A six-dimensional H(2)-H(2) potential energy surface for bound state spectroscopy

We present a six-dimensional potential energy surface for the (H(2))(2) dimer based on coupled-cluster electronic structure calculations employing large atom-centered Gaussian basis sets and a small set of midbond functions at the dimer's center of mass. The surface is intended to describe accurately the bound and quasibound states of the dimers (H(2))(2), (D(2))(2), and H(2)-D(2) that correlate with H(2) or D(2) monomers in the rovibrational levels (v,j)=(0,0), (0,2), (1,0), and (1,2). We employ a close-coupled approach to compute the energies of these bound and quasibound dimer states using our potential energy surface, and compare the computed energies for infrared and Raman transitions involving these states with experimentally measured transition energies.
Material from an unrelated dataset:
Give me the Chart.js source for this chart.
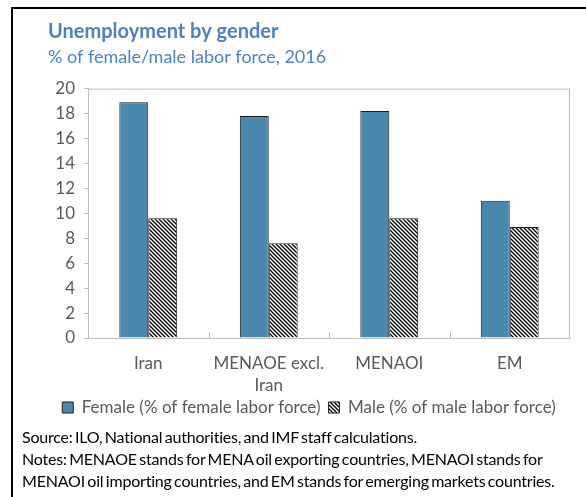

We use four of the experimentally measured dimer transition energies to make two empirical adjustments to the ab initio potential energy surface; the adjusted surface gives computed transition energies for 56 experimentally observed transitions that agree with experiment to within 0.036 cm(-1). For 26 of the 56 transitions, the agreement between the computed and measured transition energies is within the quoted experimental uncertainty. Finally, we use our potential energy surface to predict the energies of another 34 not-yet-observed infrared and Raman transitions for the three dimers.